With this in mind, we need to reconsider the notion that a person's purchasing behavior is attuned to their beliefs - it seems more likely that people are driven by baser desires, and any correlation to their claimed beliefs is a fabrication. It is also likely that marketers should consider whether their own beliefs about customers might be externalization of their own personal preferences.
The Influence of the Media
The author considers where people get their ideas. It used to be that people were strongly influenced by the media - most people read newspapers or watched television news, which filtered the days events to suggest what was important and what people ought to think about it. The influence of the media, however, is significantly diminished: people do not watch the news as much as they use social media and the internet, which has democratized and fragmented public opinion.
(EN: However, this is mitigated by the finding that there are few original thinkers online and most people in social media are merely reposting information they received from the traditional media - so it's likely the mass media still holds sway, but passes through the filter of social media, which selects what to pass along and likely changes it on the way.)
The author then considers the limitations to the power of the media: they must pander to their investors, their advertisers, and their audiences. Compare the content of the media today to that of fifty years ago, and it's much more melodramatic and slanted, with the "major" news media taking on the characteristics of tabloid journalism.

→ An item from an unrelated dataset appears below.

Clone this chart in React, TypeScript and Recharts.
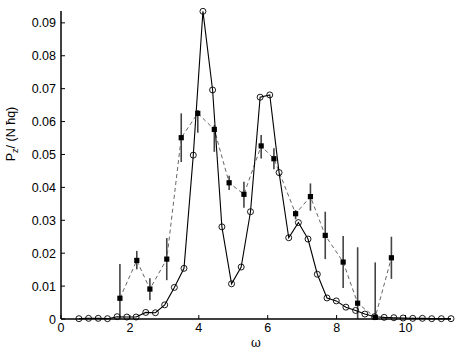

The same is also true of the internet and social media: objective and balanced information gets less attention than what is salacious and incendiary.
He also mentions a few incidents where individuals created fictional news stories, simply attempting to get attention or create controversy. It is quite common for these gags to get lots of attention (tens of millions of shares and tweets) and in a few instances a fake story online has been picked up and reported as factual by the mass media.